Les années 1970 marquent un tournant pour le cinéma sénégalais. L’école Sembène cède le pas à des visions nouvelles, comme celle de Djibril Diop Mambéty, dont Touki Bouki laisse une forte empreinte. Des structures apparaissent. Le petit monde des réalisateurs s’organise : on voit naître les Cinéastes sénégalais associés (CINESEAS) et le Bureau de la cinématographie. Et enfin, l’Etat lui-même lance un certain nombre d’élans visant à booster les productions nationales. En 1972, apparaît la Société nationale de la cinématographie (SNC) puis, la Société d’importation, de distribution et d’exploitation cinématographique (SIDEC, 1973). Cependant si tous ces noms reflètent une volonté de bien faire, aucune organisation n’arrive à tenir les promesses faites au 7e art sénégalais. En 1978, le Fonds de soutien à l’industrie cinématographique (FOSIC) veut remplacer la SNC, puis, en 1984, c’est au tour de la Société nouvelle de production cinématographique (SNPC) de tenter de prendre le relais, en vain. L’Etat se désengage en 1990, propose un plan de relance en 1994, et le motif semble se reproduire une fois encore.

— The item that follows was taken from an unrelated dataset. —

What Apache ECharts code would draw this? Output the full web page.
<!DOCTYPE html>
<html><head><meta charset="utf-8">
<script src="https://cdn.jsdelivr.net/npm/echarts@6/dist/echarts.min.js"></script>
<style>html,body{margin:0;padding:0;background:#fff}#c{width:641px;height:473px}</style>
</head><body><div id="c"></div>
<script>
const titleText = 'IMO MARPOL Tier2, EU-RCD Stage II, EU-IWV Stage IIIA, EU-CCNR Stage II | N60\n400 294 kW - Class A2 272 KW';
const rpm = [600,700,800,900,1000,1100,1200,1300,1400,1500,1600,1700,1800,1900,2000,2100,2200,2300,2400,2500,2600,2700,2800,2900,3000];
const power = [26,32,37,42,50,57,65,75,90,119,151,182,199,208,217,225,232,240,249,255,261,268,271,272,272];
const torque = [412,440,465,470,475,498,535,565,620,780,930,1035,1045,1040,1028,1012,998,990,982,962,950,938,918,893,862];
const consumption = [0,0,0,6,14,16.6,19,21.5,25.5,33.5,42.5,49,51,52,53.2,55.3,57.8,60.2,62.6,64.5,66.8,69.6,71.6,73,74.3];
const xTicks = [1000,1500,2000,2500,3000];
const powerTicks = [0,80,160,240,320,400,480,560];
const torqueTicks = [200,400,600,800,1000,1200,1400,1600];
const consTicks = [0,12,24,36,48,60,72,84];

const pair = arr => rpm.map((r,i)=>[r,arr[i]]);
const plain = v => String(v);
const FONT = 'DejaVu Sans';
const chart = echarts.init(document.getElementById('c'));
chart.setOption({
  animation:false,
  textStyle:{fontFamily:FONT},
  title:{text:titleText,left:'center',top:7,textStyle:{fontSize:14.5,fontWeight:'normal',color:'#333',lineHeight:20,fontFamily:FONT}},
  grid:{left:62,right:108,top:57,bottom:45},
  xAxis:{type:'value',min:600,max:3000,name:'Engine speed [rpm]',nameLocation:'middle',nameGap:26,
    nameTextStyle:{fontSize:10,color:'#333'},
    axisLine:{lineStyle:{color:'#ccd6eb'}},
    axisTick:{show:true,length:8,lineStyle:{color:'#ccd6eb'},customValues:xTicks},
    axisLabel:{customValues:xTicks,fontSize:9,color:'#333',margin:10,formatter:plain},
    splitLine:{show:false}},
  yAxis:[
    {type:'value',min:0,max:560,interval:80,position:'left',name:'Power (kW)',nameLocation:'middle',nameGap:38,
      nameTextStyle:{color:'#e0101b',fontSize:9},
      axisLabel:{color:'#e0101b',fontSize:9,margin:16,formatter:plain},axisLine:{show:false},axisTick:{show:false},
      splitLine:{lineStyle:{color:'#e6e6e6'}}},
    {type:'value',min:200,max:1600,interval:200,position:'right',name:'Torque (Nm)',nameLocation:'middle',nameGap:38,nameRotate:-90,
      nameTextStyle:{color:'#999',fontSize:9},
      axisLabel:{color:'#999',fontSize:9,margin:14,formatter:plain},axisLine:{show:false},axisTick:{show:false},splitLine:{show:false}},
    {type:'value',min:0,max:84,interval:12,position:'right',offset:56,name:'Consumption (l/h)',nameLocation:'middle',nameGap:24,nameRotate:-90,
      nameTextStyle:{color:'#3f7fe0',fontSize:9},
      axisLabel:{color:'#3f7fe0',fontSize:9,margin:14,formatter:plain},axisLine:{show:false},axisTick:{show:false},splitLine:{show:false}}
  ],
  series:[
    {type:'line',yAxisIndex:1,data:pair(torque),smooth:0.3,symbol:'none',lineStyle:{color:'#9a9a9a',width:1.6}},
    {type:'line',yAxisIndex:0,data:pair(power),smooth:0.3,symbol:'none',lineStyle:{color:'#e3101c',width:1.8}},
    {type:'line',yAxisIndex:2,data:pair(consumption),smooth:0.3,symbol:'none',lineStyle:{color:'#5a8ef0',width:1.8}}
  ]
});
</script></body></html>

Désormais, les réalisateurs se tournent vers les fonds internationaux, notamment le fonds panafricain pour le cinéma et l'audiovisuel, lancé en 2010 par la Fédération panafricaine de cinéma, avec le soutien de l'OIF. A Dakar, où le cinéphile a le choix entre une quarantaine de sites au début des années 1980, seuls quelques lieux diffusent encore des films : l'Institut français, le Goethe Institut ou encore Au cinéma ce soir, une association qui projette au théâtre Sorano, quelques jours par mois, les mêmes films, à quelques semaines près, que ceux que l'on peut voir à Paris. Après 25 ans d'absence dans le paysage sénégalais, la capitale se dote récemment de deux complexes cinématographiques, Canal Olympia Teranga, près du Grand Théâtre, et le cinéma Sembène Ousmane, boulevard Martin Luther King, qui propose des projections en 2, 3 et 5D. Privés du 7e art trop longtemps, les Sénégalais affluent à nouveau dans les salles.

Alain Gomis et renouveau

Les temps sont durs donc, mais la page ne semble pas être définitivement tournée, car malgré le manque de moyens, de visibilités, des noms émergent : Moussa Sène Absa, Mansour Sora Wade, Joseph Gaï Ramaka, Moussa Touré, Alain Gomis… Ce dernier, né en France en 1972 d’un père sénégalais et d’une mère française, commence sa carrière dans l’audiovisuel comme animateur d’ateliers vidéo pour la ville de Nanterre. En 2001, il réalise son premier long-métrage L’Afrance, qui le révèle au monde du 7e art. Suivent Petite Lumière (2003), Ahmed (2006) et Andalucía (2008). L'année 2012 marque un retour en grande pompe pour Gomis, qui voit son long-métrage Tey en wolof (Aujourd’hui, en français) sélectionné au prestigieux festival de Berlin (film qui remporte l'Etalon d'Or au FESPACO l'année suivante). 2012 est également une belle année pour Moussa Touré, qui présente son œuvre La Pirogue au festival de Cannes, dans la catégorie « Un certain regard ». En 2017, Gomis gravit une marche de plus dans sa carrière de cinéaste en remportant le Grand prix du jury lors de la 67e Berlinale avec son dernier opus, Félicité. Sorti en salle fin mars 2017, ce long-métrage raconte le combat d'une mère, chanteuse dans un bar à Kinshasa, pour payer l'opération de son fils, victime d'un accident de moto. Tout récemment, la réalisatrice franco-sénégalaise, Mati Diop reçoit le Grand Prix du festival de Cannes, en mai 2019, pour son long-métrage Atlantique, un film bouleversant sur l'immigration. L’année 2020 marque quant à elle, la quatrième édition du Festival Films Femmes Afrique, le premier événement cinématographique sénégalais entièrement consacré aux femmes. Cette édition s’est posée à Dakar et a été consacrée aux « Femmes en Résistance » continuant ainsi sa contribution pour l’égalité des droits entre les femmes et les hommes au Sénégal. La même année, Tiziana Manfredi et Marco Lena confirment la découverte de pas loin de 5 900 bobines de films sénégalais, trouvés en 2009. De passage au Sénégal pour les besoins d’un permis de tournage, ces chercheurs italiens découvrent ce véritable trésor dans un bâtiment abandonné. Dix ans de formations plus tard et avec l’aide d’Hugues Diaz, directeur de la Cinématographie du Sénégal, Manfredi et Lena restaurent et traitent ce qui semble être l’entièreté des archives audiovisuelles du pays (des années 1960 jusqu’aux années 1980). Une découverte incroyable pour le cinéma sénégalais.